>> Begin Given records
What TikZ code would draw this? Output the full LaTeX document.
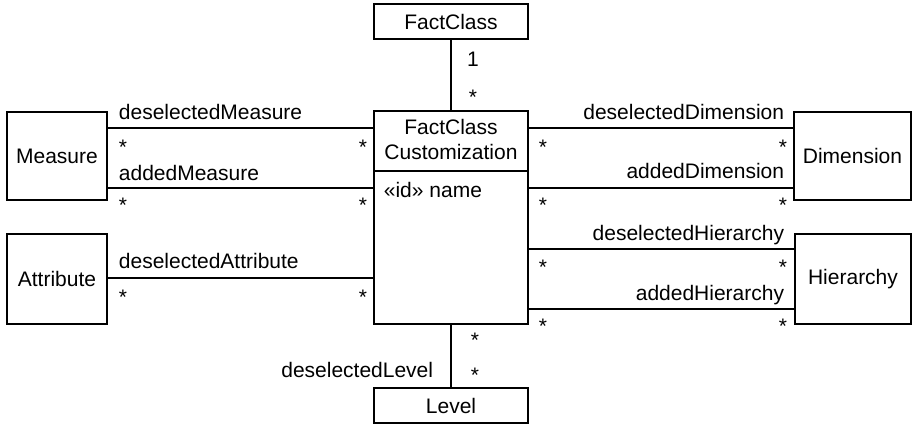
>> End Given records
>> Begin Given records
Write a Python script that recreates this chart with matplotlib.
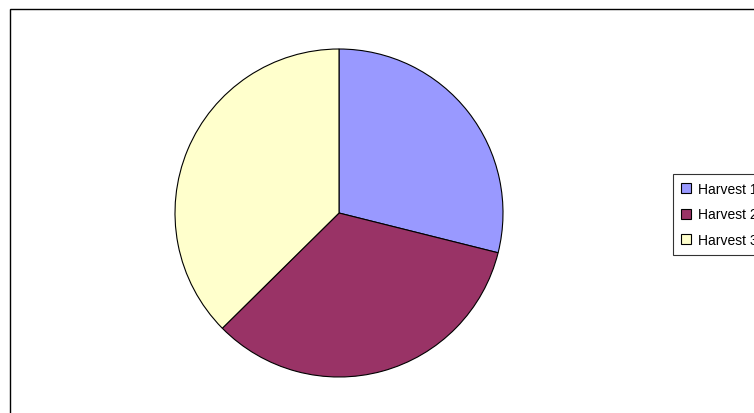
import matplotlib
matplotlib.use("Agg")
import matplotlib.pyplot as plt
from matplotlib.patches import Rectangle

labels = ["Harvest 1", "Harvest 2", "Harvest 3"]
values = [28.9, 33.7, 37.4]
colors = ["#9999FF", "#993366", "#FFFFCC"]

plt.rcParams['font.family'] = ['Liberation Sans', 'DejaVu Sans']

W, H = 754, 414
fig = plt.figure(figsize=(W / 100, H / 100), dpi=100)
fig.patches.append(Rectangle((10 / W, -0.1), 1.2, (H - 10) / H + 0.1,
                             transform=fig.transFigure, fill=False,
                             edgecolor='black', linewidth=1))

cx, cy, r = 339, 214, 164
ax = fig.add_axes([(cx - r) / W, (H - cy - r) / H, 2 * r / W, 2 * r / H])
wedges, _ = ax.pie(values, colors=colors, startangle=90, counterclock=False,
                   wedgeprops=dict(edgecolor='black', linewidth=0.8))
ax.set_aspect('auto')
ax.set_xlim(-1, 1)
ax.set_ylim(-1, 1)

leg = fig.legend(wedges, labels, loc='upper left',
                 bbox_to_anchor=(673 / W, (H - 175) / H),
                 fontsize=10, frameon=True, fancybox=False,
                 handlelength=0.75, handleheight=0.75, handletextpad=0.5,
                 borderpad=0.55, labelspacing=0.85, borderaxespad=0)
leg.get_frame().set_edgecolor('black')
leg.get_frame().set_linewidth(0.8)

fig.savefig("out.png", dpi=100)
>> End Given records
Task prompt
Among the records above, locate the line containing "Write a Python" and the line containing "from matplotlib.patches import Rectangle", then transcribe exactly the lines starting at the first and ending at the second, with no pictures.

Solution for this problem
Write a Python script that recreates this chart with matplotlib.
import matplotlib
matplotlib.use("Agg")
import matplotlib.pyplot as plt
from matplotlib.patches import Rectangle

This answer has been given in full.